If you want to go deeper on the science and research behind why moments work the way they do, pick up The Power of Moments by Chip and Dan Heath. It will change the way you move through your day.

PARTING THOUGHTS

  • Think of the most memorable moment someone created for you. Which of the four ingredients presence, personalization, timing, or intentionality was most at work in it?

  • Think about your own version of the recruiting visits. Think of interactions where someone made you feel truly seen. What specifically did they do? Can you replicate that for someone in your circle this week?

  • Is there a moment you've been meaning to create for someone that you keep putting off? What is stopping you?

What a Moment Actually Is

A moment, in the context of leadership, is an interaction, experience, or event that creates an emotional imprint powerful enough to influence how someone thinks, feels, or behaves. Not just in the immediate present, but in the future.

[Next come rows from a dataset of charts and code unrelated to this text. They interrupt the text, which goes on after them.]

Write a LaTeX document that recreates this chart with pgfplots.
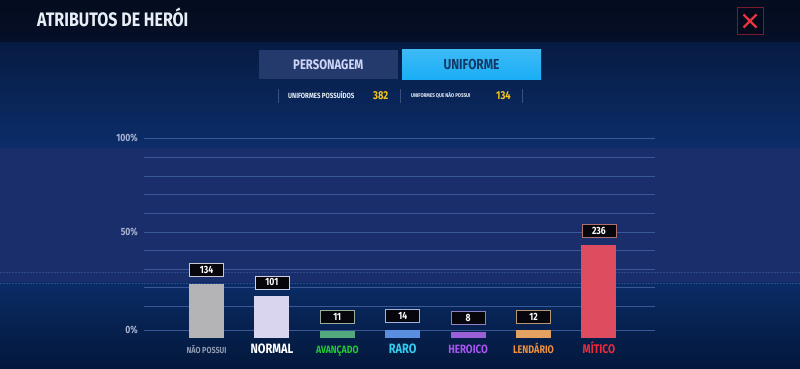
\documentclass[border=0pt]{standalone}
\usepackage{pgfplots}
\pgfplotsset{compat=1.18}
\usepackage{pgfplotstable}
\usepackage{fontspec}
\setmainfont{Fira Sans}[FakeStretch=0.82]
\newcommand{\fs}[1]{\fontsize{#1}{#1}\selectfont\bfseries}

\definecolor{hdr}{HTML}{050F26}
\definecolor{bgA}{HTML}{061B42}
\definecolor{bgB}{HTML}{0C2D6A}
\definecolor{band}{HTML}{1B2E6C}
\definecolor{bgC}{HTML}{0A2C66}
\definecolor{bgD}{HTML}{03173A}
\definecolor{gridc}{HTML}{3A5898}
\definecolor{dotc}{HTML}{2C4A8C}
\definecolor{tickc}{HTML}{A7B3D3}
\definecolor{titlec}{HTML}{E8EEF6}
\definecolor{tabA}{HTML}{243A6C}
\definecolor{tabB}{HTML}{1AAEF5}
\definecolor{tabBt}{HTML}{123A66}
\definecolor{sepc}{HTML}{3A5080}
\definecolor{yel}{HTML}{F5C518}
\definecolor{xred}{HTML}{E8343C}
\definecolor{xbord}{HTML}{7A1A30}
\definecolor{boxfill}{HTML}{06060C}
% bars
\definecolor{b0}{HTML}{B4B4B6}
\definecolor{b1}{HTML}{DAD5EE}
\definecolor{b2}{HTML}{54A97C}
\definecolor{b3}{HTML}{5A8EE0}
\definecolor{b4}{HTML}{9A60D8}
\definecolor{b5}{HTML}{E3A262}
\definecolor{b6}{HTML}{DE4C60}
% box borders
\definecolor{k0}{HTML}{C8C8D0}
\definecolor{k1}{HTML}{D0D0E4}
\definecolor{k2}{HTML}{9AAE9E}
\definecolor{k3}{HTML}{A0B4E0}
\definecolor{k4}{HTML}{9080C8}
\definecolor{k5}{HTML}{B89872}
\definecolor{k6}{HTML}{B07070}
% labels
\definecolor{l0}{HTML}{8F9AB0}
\definecolor{l1}{HTML}{FFFFFF}
\definecolor{l2}{HTML}{22CC33}
\definecolor{l3}{HTML}{33CCEE}
\definecolor{l4}{HTML}{A855F0}
\definecolor{l5}{HTML}{F0903A}
\definecolor{l6}{HTML}{EE2A3A}

\pgfplotstableread{
i n
0 134
1 101
2 11
3 14
4 8
5 12
6 236
}\uniformes

\newcommand{\barra}[3]{%
  \addplot[ybar, bar width=35pt, bar shift=0pt, fill=#2, draw=none,
    restrict x to domain=#1:#1, point meta=explicit, nodes near coords,
    every node near coord/.append style={draw=#3}]
    table[x=i, y expr=\thisrow{n}+8, meta=n]{\uniformes};}

\begin{document}
\begin{tikzpicture}[x=1pt,y=1pt]
\useasboundingbox (0,0) rectangle (800,369);
% background
\fill[bgC] (0,0) rectangle (800,369);
\shade[top color=bgC, bottom color=bgD] (0,0) rectangle (800,87);
\fill[band] (0,87) rectangle (800,221);
\shade[top color=bgA, bottom color=bgB] (0,221) rectangle (800,327);
\shade[top color=hdr!80!black, bottom color=hdr] (0,327) rectangle (800,369);
\draw[dotc, line width=0.8pt, dash pattern=on 1.5pt off 1.5pt] (0,97) -- (800,97);
\draw[dotc, line width=0.8pt, dash pattern=on 1.5pt off 1.5pt] (0,86) -- (800,86);
% header
\node[anchor=base west, inner sep=0pt, text=titlec, font=\fs{19.5}] at (37,342) {ATRIBUTOS DE HERÓI};
\draw[xbord, line width=0.8pt, fill=hdr!70!black] (737,334.3) rectangle (763.5,361.7);
\draw[xred, line width=2.2pt] (743.5,341.5) -- (756.5,354.5) (743.5,354.5) -- (756.5,341.5);
% tabs
\fill[tabA] (259,289.5) rectangle (397.5,319);
\node[anchor=base, inner sep=0pt, text=titlec!90!blue, font=\fs{13.8}] at (328.3,299.5) {PERSONAGEM};
\shade[top color=tabB!85!white, bottom color=tabB] (402,289.5) rectangle (541,319);
\node[anchor=base, inner sep=0pt, text=tabBt, font=\fs{14.5}] at (471.5,299.5) {UNIFORME};
% stats row
\draw[sepc, line width=0.7pt] (278,266) -- (278,280) (400,266) -- (400,280) (522.5,266) -- (522.5,280);
\node[anchor=base west, inner sep=0pt, text=titlec, font=\fs{7.5}] at (288,270.5) {UNIFORMES POSSUÍDOS};
\node[anchor=base west, inner sep=0pt, text=yel, font=\fs{11.5}] at (373,269) {382};
\node[anchor=base west, inner sep=0pt, text=titlec, font=\fs{5.5}] at (411,271) {UNIFORMES QUE NÃO POSSUI};
\node[anchor=base west, inner sep=0pt, text=yel, font=\fs{11.5}] at (496,269) {134};
% chart
\begin{axis}[
  at={(144pt,31pt)}, anchor=south west, scale only axis,
  width=511pt, height=201pt,
  xmin=-0.956, xmax=6.858, ymin=0, ymax=526.2,
  axis line style={draw=none}, major tick length=0pt,
  /pgf/number format/assume math mode=true,
  ytick={20.9,83.8,133.5,180.6,230.4,277.5,327.2,377.0,424.1,473.8,523.6},
  yticklabels={0\%,,,,,50\%,,,,,100\%},
  ymajorgrids, grid style={color=gridc, line width=0.8pt},
  yticklabel style={anchor=east, inner sep=0pt, xshift=-6pt, text=tickc, font=\fs{10.5}},
  xtick={0,...,6},
  xticklabels={
    {\color{l0}\fs{8.8}NÃO POSSUI},
    {\color{l1}\fs{13.5}NORMAL},
    {\color{l2}\fs{10.6}AVANÇADO},
    {\color{l3}\fs{13.5}RARO},
    {\color{l4}\fs{12}HEROICO},
    {\color{l5}\fs{11}LENDÁRIO},
    {\color{l6}\fs{12.5}MÍTICO}},
  xticklabel style={anchor=base, inner sep=0pt, yshift=-16pt},
  every node near coord/.style={fill=boxfill, line width=0.8pt,
    minimum width=34pt, minimum height=13pt, inner sep=0pt,
    text=white, font=\fs{10.5}, anchor=south, yshift=7pt},
  clip=false,
]
\barra{0}{b0}{k0}
\barra{1}{b1}{k1}
\barra{2}{b2}{k2}
\barra{3}{b3}{k3}
\barra{4}{b4}{k4}
\barra{5}{b5}{k5}
\barra{6}{b6}{k6}
\end{axis}
\end{tikzpicture}
\end{document}
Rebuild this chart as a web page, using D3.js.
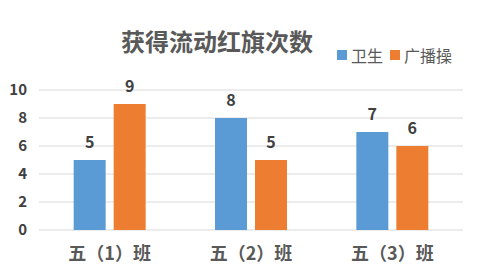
<!DOCTYPE html>
<html>
<head>
<meta charset="utf-8">
<script src="https://cdn.jsdelivr.net/npm/d3@7"></script>
<style>
  body { margin: 0; background: #fff; }
  text { font-family: "Noto Sans CJK SC", "Noto Sans", sans-serif; }
</style>
</head>
<body>
<div id="chart"></div>
<script>
const classes = ["五（1）班", "五（2）班", "五（3）班"];
const seriesNames = ["卫生", "广播操"];
const hygiene = [5, 8, 7];
const exercise = [9, 5, 6];
const yTicks = [0, 2, 4, 6, 8, 10];
const colors = ["#5B9BD5", "#ED7D31"];

const width = 477, height = 277;
const margin = { top: 90, right: 14, bottom: 47, left: 39 };
const plotW = width - margin.left - margin.right,
      plotH = height - margin.top - margin.bottom;

const svg = d3.select("#chart")
  .append("svg")
    .attr("width", width)
    .attr("height", height);

const g = svg.append("g")
  .attr("transform", `translate(${margin.left},${margin.top})`);

const x = d3.scaleBand()
  .domain(classes)
  .range([0, plotW]);

const xInner = d3.scaleBand()
  .domain(seriesNames)
  .range([x.bandwidth() / 2 - 36, x.bandwidth() / 2 + 36])
  .paddingInner(0.2);

const y = d3.scaleLinear()
  .domain([0, 10])
  .range([plotH, 0]);

// gridlines
g.selectAll("line.grid")
  .data(yTicks)
  .enter()
  .append("line")
    .attr("x1", 0)
    .attr("x2", plotW)
    .attr("y1", d => y(d))
    .attr("y2", d => y(d))
    .attr("stroke", "#d9d9d9")
    .attr("stroke-width", 1);

// y labels
g.selectAll("text.ytick")
  .data(yTicks)
  .enter()
  .append("text")
    .attr("x", -12)
    .attr("y", d => y(d) + 5)
    .attr("text-anchor", "end")
    .style("font-size", "15px")
    .style("font-weight", "bold")
    .style("fill", "#404040")
    .text(d => d);

const rows = classes.map((c, i) => ({ cls: c, values: [hygiene[i], exercise[i]] }));

const groups = g.selectAll("g.cls")
  .data(rows)
  .enter()
  .append("g")
    .attr("transform", d => `translate(${x(d.cls)},0)`);

groups.selectAll("rect")
  .data(d => d.values.map((v, j) => ({ name: seriesNames[j], v, j })))
  .enter()
  .append("rect")
    .attr("x", d => xInner(d.name))
    .attr("width", xInner.bandwidth())
    .attr("y", d => y(d.v))
    .attr("height", d => plotH - y(d.v))
    .style("fill", d => colors[d.j]);

groups.selectAll("text.val")
  .data(d => d.values.map((v, j) => ({ name: seriesNames[j], v, j })))
  .enter()
  .append("text")
    .attr("x", d => xInner(d.name) + xInner.bandwidth() / 2)
    .attr("y", d => y(d.v) - 12)
    .attr("text-anchor", "middle")
    .style("font-size", "16px")
    .style("font-weight", "bold")
    .style("fill", "#404040")
    .text(d => d.v);

// x labels
g.selectAll("text.xlab")
  .data(classes)
  .enter()
  .append("text")
    .attr("x", d => x(d) + x.bandwidth() / 2)
    .attr("y", plotH + 30)
    .attr("text-anchor", "middle")
    .style("font-size", "18px")
    .style("font-weight", "bold")
    .style("fill", "#595959")
    .text(d => d);

// title
svg.append("text")
  .attr("x", 217)
  .attr("y", 51)
  .attr("text-anchor", "middle")
  .style("font-size", "24px")
  .style("font-weight", "bold")
  .style("fill", "#595959")
  .text("获得流动红旗次数");

// legend
const legend = svg.append("g").attr("transform", "translate(337,50)");
const legX = [0, 53];
seriesNames.forEach((n, i) => {
  legend.append("rect")
    .attr("x", legX[i])
    .attr("y", 0)
    .attr("width", 10)
    .attr("height", 10)
    .style("fill", colors[i]);
  legend.append("text")
    .attr("x", legX[i] + 14)
    .attr("y", 12)
    .style("font-size", "16px")
    .style("fill", "#595959")
    .text(n);
});
</script>
</body>
</html>
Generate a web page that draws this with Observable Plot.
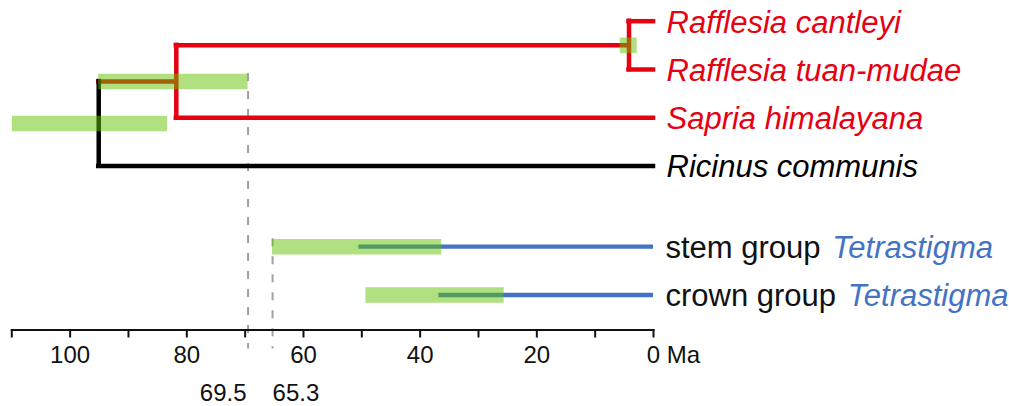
<!DOCTYPE html>
<html><head><meta charset="utf-8">
<script src="https://cdn.jsdelivr.net/npm/d3@7"></script>
<script src="https://cdn.jsdelivr.net/npm/@observablehq/plot@0.6"></script>
<style>body{margin:0;background:#fff;} svg{display:block;}</style>
</head><body><div id="chart"></div>
<script>
const FONT = "'Liberation Sans', Arial, Helvetica, sans-serif";

// ---- data ----
const tipNames  = ["Rafflesia cantleyi", "Rafflesia tuan-mudae", "Sapria himalayana", "Ricinus communis"];
const tipRows   = [0, 1, 2, 3];
const tipGroups = ["Rafflesiaceae", "Rafflesiaceae", "Rafflesiaceae", "outgroup"];

// internal node ages (Ma)
const rafflesiaCrownAge     = 4.2;
const rafflesiaceaeCrownAge = 81.8;
const rootAge               = 95.1;

// confidence intervals (Ma) drawn as bars
const ciOld   = [5.7, 95.1, 109.9, 65.3, 49.3];
const ciYoung = [2.8, 69.5, 83.3, 36.3, 25.6];
const ciRows  = [0.5, 1.25, 2.12, 4.67, 5.67];

// Tetrastigma lineages
const tetraLabels = ["stem group", "crown group"];
const tetraRows   = [4.67, 5.67];
const tetraStart  = [50.5, 36.8];
const tetraName   = "Tetrastigma";

// reference ages (dashed)
const markerAges = [69.5, 65.3];
const markerRows = [1.25, 4.67];

// axis
const tickValues = [0, 10, 20, 30, 40, 50, 60, 70, 80, 90, 100, 110];
const tickLabels = [100, 80, 60, 40, 20];

const groupNames  = ["Rafflesiaceae", "outgroup", "Tetrastigma"];
const groupColors = ["#e60012", "#000000", "#4472c4"];

// ---- tree geometry from the values ----
const stemRow = (0.5 + 2) / 2; // Rafflesiaceae node row
const hBranches = [
  {row: 0, from: rafflesiaCrownAge, to: 0, g: "Rafflesiaceae"},
  {row: 1, from: rafflesiaCrownAge, to: 0, g: "Rafflesiaceae"},
  {row: 0.5, from: rafflesiaceaeCrownAge, to: rafflesiaCrownAge, g: "Rafflesiaceae"},
  {row: 2, from: rafflesiaceaeCrownAge, to: 0, g: "Rafflesiaceae"},
  {row: stemRow, from: rootAge, to: rafflesiaceaeCrownAge, g: "Rafflesiaceae"},
  {row: 3, from: rootAge, to: 0, g: "outgroup"}
];
const vBranches = [
  {age: rafflesiaCrownAge, r1: 0, r2: 1, g: "Rafflesiaceae"},
  {age: rafflesiaceaeCrownAge, r1: 0.5, r2: 2, g: "Rafflesiaceae"},
  {age: rootAge, r1: stemRow, r2: 3, g: "outgroup"}
];
const tips = tipNames.map((n, i) => ({name: n, row: tipRows[i], g: tipGroups[i]}));
const cis = ciOld.map((o, i) => ({old: o, young: ciYoung[i], row: ciRows[i]}));
const tetra = tetraLabels.map((l, i) => ({label: l, row: tetraRows[i], start: tetraStart[i], g: "Tetrastigma"}));
const markers = markerAges.map((a, i) => ({age: a, row: markerRows[i]}));

const FS = 31;
const ctx = document.createElement("canvas").getContext("2d");
ctx.font = `${FS}px ${FONT}`;
const wOf = s => ctx.measureText(s).width;

const GREEN = "#61c100";
const chart = Plot.plot({
  width: 1009, height: 406,
  marginLeft: 11.3, marginRight: 356, marginTop: 20.7, marginBottom: 76.5,
  style: {fontFamily: FONT, background: "#fff", overflow: "visible", color: "#111"},
  x: {domain: [110, 0]},
  y: {domain: [0, 5.67], range: [20.7, 294.5], axis: null},
  color: {domain: groupNames, range: groupColors},
  marks: [
    // dashed reference lines
    Plot.ruleX(markers, {x: "age", y1: "row", y2: 5.67, insetTop: -8, insetBottom: -54,
      stroke: "#a0a0a0", strokeWidth: 2, strokeDasharray: "8,10"}),
    // axis
    Plot.frame({anchor: "bottom", stroke: "#111", strokeWidth: 2.2}),
    Plot.axisX({ticks: tickValues, tickSize: 8, tickFormat: () => "", stroke: "#111", strokeWidth: 2}),
    Plot.text(tickLabels, {x: d => d, frameAnchor: "bottom", lineAnchor: "middle", dy: 25.1, fontSize: 24, fill: "#111"}),
    Plot.text(["0 Ma"], {x: 0, frameAnchor: "bottom", lineAnchor: "middle", dy: 25.1, dx: -6.7, textAnchor: "start", fontSize: 24, fill: "#111"}),
    Plot.text(markers.slice(0, 1), {x: "age", text: d => String(d.age), frameAnchor: "bottom", lineAnchor: "middle",
      dy: 63.3, dx: -1.5, textAnchor: "end", fontSize: 24, fill: "#111"}),
    Plot.text(markers.slice(1), {x: "age", text: d => String(d.age), frameAnchor: "bottom", lineAnchor: "middle",
      dy: 63.3, dx: 0, textAnchor: "start", fontSize: 24, fill: "#111"}),
    // tree
    Plot.ruleY(hBranches, {y: "row", x1: "from", x2: "to", stroke: "g", strokeWidth: 4.5, strokeLinecap: "square"}),
    Plot.ruleX(vBranches, {x: "age", y1: "r1", y2: "r2", stroke: "g", strokeWidth: 4.5, strokeLinecap: "square"}),
    // Tetrastigma lineages
    Plot.ruleY(tetra, {y: "row", x1: "start", x2: 0, stroke: "g", strokeWidth: 4.3}),
    // confidence bars
    Plot.ruleY(cis, {y: "row", x1: "old", x2: "young", stroke: GREEN, strokeOpacity: 0.5, strokeWidth: 15.6}),
    // labels
    Plot.text(tips, {x: 0, y: "row", text: "name", dx: 13, dy: 1.5, textAnchor: "start", fontStyle: "italic",
      fontSize: FS, fill: "g"}),
    Plot.text(tetra, {x: 0, y: "row", text: "label", dx: 12, dy: 1, textAnchor: "start", fontSize: FS, fill: "#111"}),
    ...tetra.map(d => Plot.text([d], {x: 0, y: "row", text: () => tetraName, dx: 12 + wOf(d.label + " ") + 3, dy: 1,
      textAnchor: "start", fontStyle: "italic", fontSize: FS, fill: "g"}))
  ]
});
document.getElementById("chart").appendChild(chart);
</script>
</body></html>
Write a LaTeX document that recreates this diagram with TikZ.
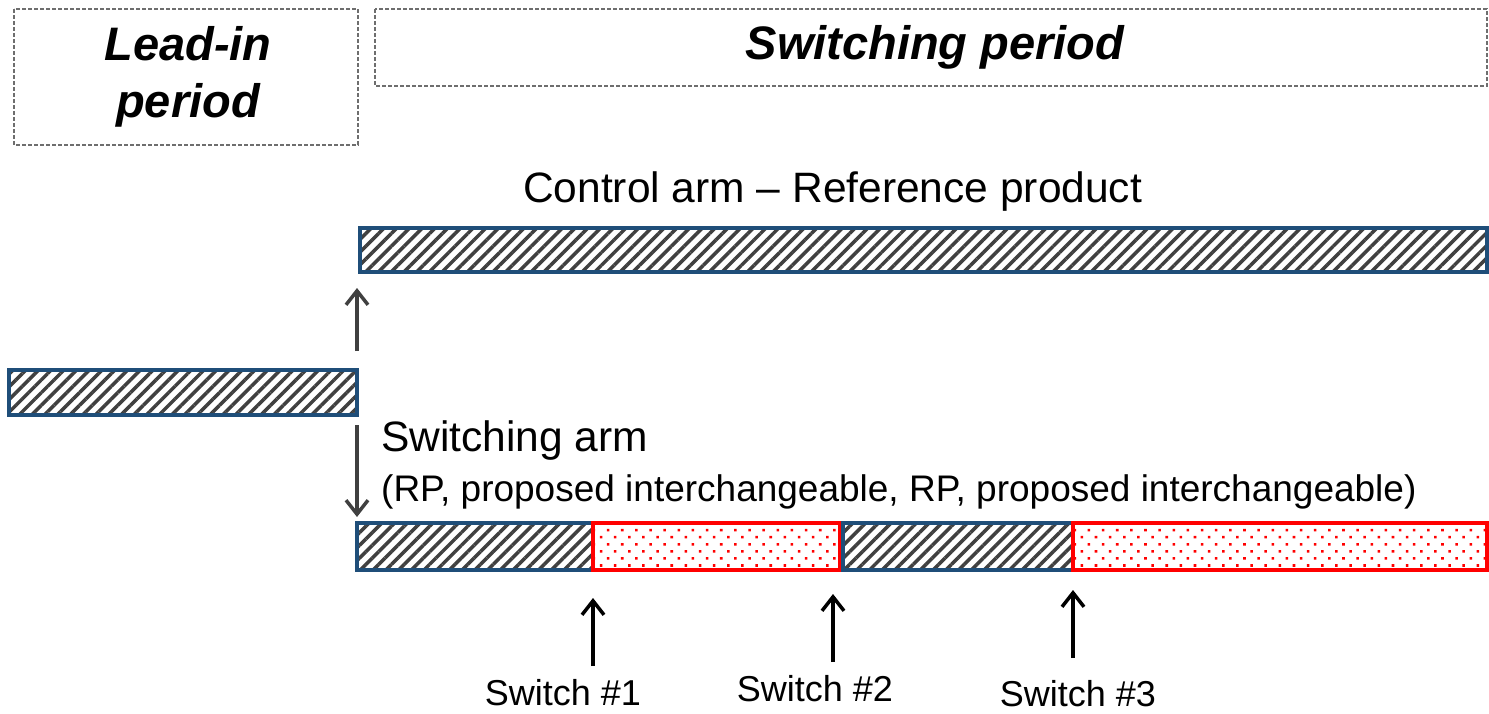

That definition contains three critical components.

First, a moment involves an interaction. All moments require at least two parties (even indirectly). A moment isn't something that happens to someone in isolation. It happens between people. That means you, as the leader, are always either creating a moment or missing one. There is no neutral ground.

Second, it creates an emotional imprint. Moments leave marks that persist beyond the experience itself. I think back to my own college recruiting visits, sitting in those rooms as a high school senior trying to figure out where I belonged. Decades later, I can still vividly recall which visits made me feel invisible and which ones made me feel genuinely valued. The facts of those visits have mostly faded. The feeling hasn't. The Heath brothers point to research showing that our memories of experiences are largely shaped by their peaks and endings, not their average. Emotional imprints don't follow the rules of logic or time. They stick, and they stick at the high points.

Third, it influences future behavior. A moment doesn't just feel good in the actual moment; it actually changes the trajectory of what comes next. When JC won Athlete of the Week, it wasn't just a nice afternoon. It changed how he carried himself around the program. It changed how our players talked about him. It changed how I thought about who deserved to be recognized. One nomination of just five minutes of writing became a lasting shift for everyone involved.